Annapolis In Council August 6. 1803

Sir,

I have the honor to inclose to you open for your perusal a letter which this Executive have addressed to William Pinkney Esquire, on the subject of the Bank Stock extending the powers formerly committed to him but confined to the case of Russell’s Representatives to other claimants &c.

It will be necessary that this should receive your approbation, to give it a sanction under the Resolutions of the Assembly—if you approve thereof, you will be pleased to direct that our Letter should be forwarded to Mr. Pinkney, with such intimations from yourself as you shall deem necessary.

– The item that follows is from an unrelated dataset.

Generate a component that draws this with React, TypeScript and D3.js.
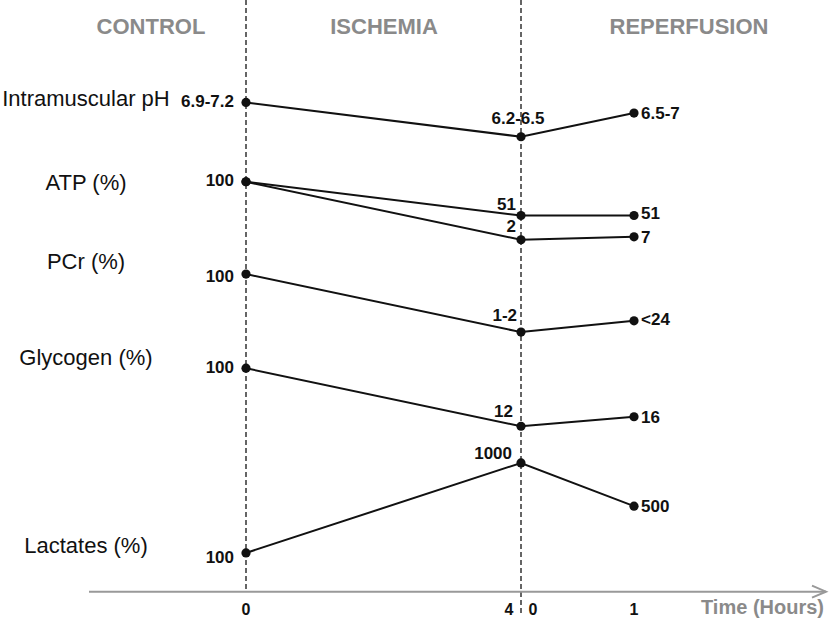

With assurances of high & respectful Consideration I have the honor to be Your obed Servant.

John F: Mercer

RC (DLC); in a clerk’s hand, signed by Mercer; endorsed by TJ as received 12 Aug. and so recorded in SJL. FC (MdAA: Letterbooks of Governor and Council); at foot of text: “The President of the United States.” Dft (MdAA: Executive Papers). Enclosure not found, but see below.

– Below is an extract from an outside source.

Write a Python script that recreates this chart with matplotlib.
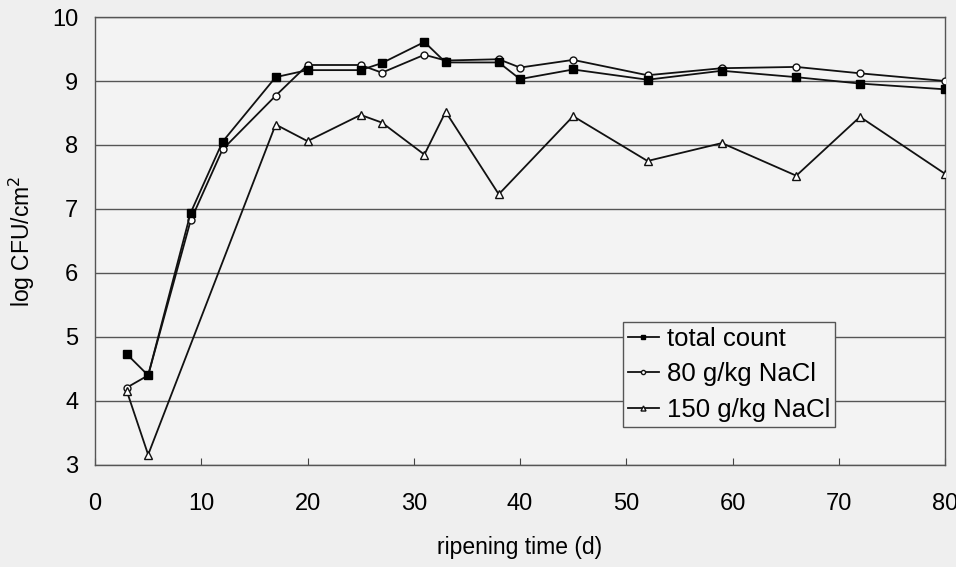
import matplotlib
matplotlib.use("Agg")
import matplotlib.pyplot as plt

plt.rcParams['font.family'] = ['Liberation Sans', 'DejaVu Sans']

days_total = [3, 5, 9, 12, 17, 20, 25, 27, 31, 33, 38, 40, 45, 52, 59, 66, 72, 80]
total_count = [4.73, 4.40, 6.94, 8.05, 9.06, 9.17, 9.17, 9.28, 9.61, 9.29, 9.29, 9.03, 9.18, 9.02, 9.16, 9.06, 8.96, 8.87]

days_80 = [3, 5, 9, 12, 17, 20, 25, 27, 31, 33, 38, 40, 45, 52, 59, 66, 72, 80]
nacl_80 = [4.21, 4.40, 6.82, 7.93, 8.77, 9.25, 9.25, 9.13, 9.41, 9.32, 9.34, 9.21, 9.33, 9.09, 9.20, 9.22, 9.12, 9.00]

days_150 = [3, 5, 17, 20, 25, 27, 31, 33, 38, 45, 52, 59, 66, 72, 80]
nacl_150 = [4.15, 3.16, 8.32, 8.06, 8.47, 8.35, 7.85, 8.52, 7.23, 8.45, 7.75, 8.03, 7.52, 8.44, 7.55]

x_ticks = [0, 10, 20, 30, 40, 50, 60, 70, 80]
y_ticks = [3, 4, 5, 6, 7, 8, 9, 10]

fig = plt.figure(figsize=(9.56, 5.67), dpi=100, facecolor='#efefef')
ax = fig.add_axes([0.0994, 0.180, 0.8891, 0.790])
ax.set_facecolor('#f3f3f3')

lc = '#111111'
ax.plot(days_total, total_count, color=lc, lw=1.3, marker='s', ms=5.5,
        mfc='black', mec='black', label='total count', zorder=4)
ax.plot(days_80, nacl_80, color=lc, lw=1.3, marker='o', ms=5,
        mfc='white', mec=lc, mew=1.0, label='80 g/kg NaCl', zorder=3)
ax.plot(days_150, nacl_150, color=lc, lw=1.3, marker='^', ms=6,
        mfc='white', mec=lc, mew=1.0, label='150 g/kg NaCl', zorder=3)

ax.set_xlim(0, 80)
ax.set_ylim(3, 10)
ax.set_xticks(x_ticks)
ax.set_yticks(y_ticks)
ax.tick_params(axis='x', direction='in', length=5, labelsize=17, pad=20, color='#444444')
ax.tick_params(axis='y', length=0, labelsize=17, pad=12)
ax.yaxis.grid(True, color='#555555', lw=1.0)
ax.set_axisbelow(True)
for s in ax.spines.values():
    s.set_color('#555555')
    s.set_linewidth(1.0)

ax.set_xlabel('ripening time (d)', fontsize=16.5, labelpad=15)
ax.set_ylabel('log CFU/cm$^2$', fontsize=16.5, labelpad=11)

leg = ax.legend(loc='lower right', bbox_to_anchor=(0.8706, 0.0848), fontsize=18.5,
                frameon=True, fancybox=False, framealpha=1, edgecolor='#555555',
                facecolor='#f3f3f3', handlelength=1.2, handletextpad=0.3,
                borderpad=0.2, labelspacing=0.45, markerscale=0.6,
                borderaxespad=0)
leg.get_frame().set_linewidth(1.0)

fig.savefig('out.png', dpi=100, facecolor=fig.get_facecolor())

subject of the bank stock: for Maryland’s efforts to gain control over its funds invested in Bank of England stock, see Vol. 23:589, 609n; Vol. 37:547-8; Vol. 40:377-9. William Pinkney was acting as the state’s agent in the negotiations, replacing Rufus King. In an attempt to expedite the ongoing settlement negotiations, on 5 Aug. the Maryland Council authorized Pinkney to relinquish up to £10,000 sterling from the bank stock to any person on condition that the remainder of the stock in trust be paid immediately to the state. The order, however, added a proviso that it must first be approved by the president of the United States. Writing Pinkney on 6 Aug., Mercer enclosed additional information on the bank case and urged him not to grant any part of the funds to individuals in England “except what is absolutely necessary to insure that Maryland may collect the rest” (Morris L. Radoff, Calendar of Maryland State Papers, No. 2, The Bank Stock Papers [Annapolis, 1947], 31-2; Jacob M. Price, “The Maryland Bank Stock Case: British-American Financial and Political Relations Before and After the American Revolution,” in Aubrey C. Land, Lois Green Carr, and Edward C. Papenfuse, eds., Law, Society, and Politics in Early Maryland [Baltimore, 1977], 27-8).

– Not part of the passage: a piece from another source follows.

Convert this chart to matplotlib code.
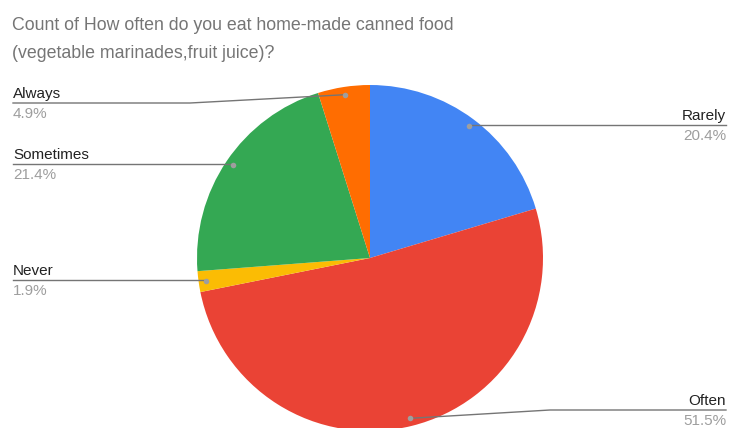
import numpy as np
import matplotlib.pyplot as plt

W, H = 736, 428

# survey answers, in pie order (clockwise from 12 o'clock)
answers = ["Rarely", "Often", "Never", "Sometimes", "Always"]
counts = [21, 53, 2, 22, 5]
colors = ["#4285F4", "#EA4335", "#FBBC04", "#34A853", "#FF6D01"]

title_lines = ["Count of How often do you eat home-made canned food",
               "(vegetable marinades,fruit juice)?"]

# label placement in pixels: (label line y, side, bend x)
label_layout = {
    "Rarely": (125, "right", None),
    "Often": (410, "right", 550),
    "Never": (280, "left", None),
    "Sometimes": (164, "left", None),
    "Always": (103, "left", 190),
}

CX, CY, R = 370, 258, 173
LINE_COLOR = "#757575"
DOT_COLOR = "#9e9e9e"


def Y(py):
    # pixel row -> data y
    return H - py


plt.rcParams["font.family"] = ["Liberation Sans", "DejaVu Sans"]

fig = plt.figure(figsize=(W / 100, H / 100), dpi=100)
ax = fig.add_axes([0, 0, 1, 1])

ax.pie(counts, colors=colors, startangle=90, counterclock=False,
       center=(CX, Y(CY)), radius=R, wedgeprops=dict(linewidth=0))
ax.set_xlim(0, W)
ax.set_ylim(0, H)
ax.set_aspect("equal")
ax.axis("off")

total = sum(counts)
cum = 0
for name, cnt in zip(answers, counts):
    mid = cum + cnt / 2
    cum += cnt
    ang = np.deg2rad(90 - 360 * mid / total)
    dx = CX + 0.955 * R * np.cos(ang)
    dy = CY - 0.955 * R * np.sin(ang)
    ly, side, bend = label_layout[name]
    pct = f"{100 * cnt / total:.1f}%"

    edge = 13 if side == "left" else 726
    if bend:
        xs, ys = [dx, bend, edge], [dy, ly, ly]
    else:
        xs, ys = [dx, edge], [ly, ly]
    ax.plot(xs, [Y(v) for v in ys], color=LINE_COLOR, lw=1.0, zorder=3)
    ax.plot([dx], [Y(dy)], "o", color=DOT_COLOR, ms=4, mec="none", zorder=4)

    ax.text(edge, Y(ly - 5), name, ha=side, va="baseline",
            fontsize=11, color="#222222")
    ax.text(edge, Y(ly + 15), pct, ha=side, va="baseline",
            fontsize=11, color="#9e9e9e")

for i, line in enumerate(title_lines):
    ax.text(12, Y(30 + 28 * i), line, ha="left", va="baseline",
            fontsize=12.8, color="#757575")

fig.savefig("out.png", dpi=100)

russell’s representatives: London merchant James Russell had been one of the trustees of the bank stock fund prior to the American Revolution. In 1781, after Russell and his fellow London trustees refused to pay bills drawn on the fund by Maryland, the state confiscated Russell’s extensive property holdings in Baltimore County. The two sides subsequently spent years wrangling in British courts over the return of the bank stock trust to Maryland and compensation for Russell and his heirs (Price, “Maryland Bank Stock Case,” 7-18).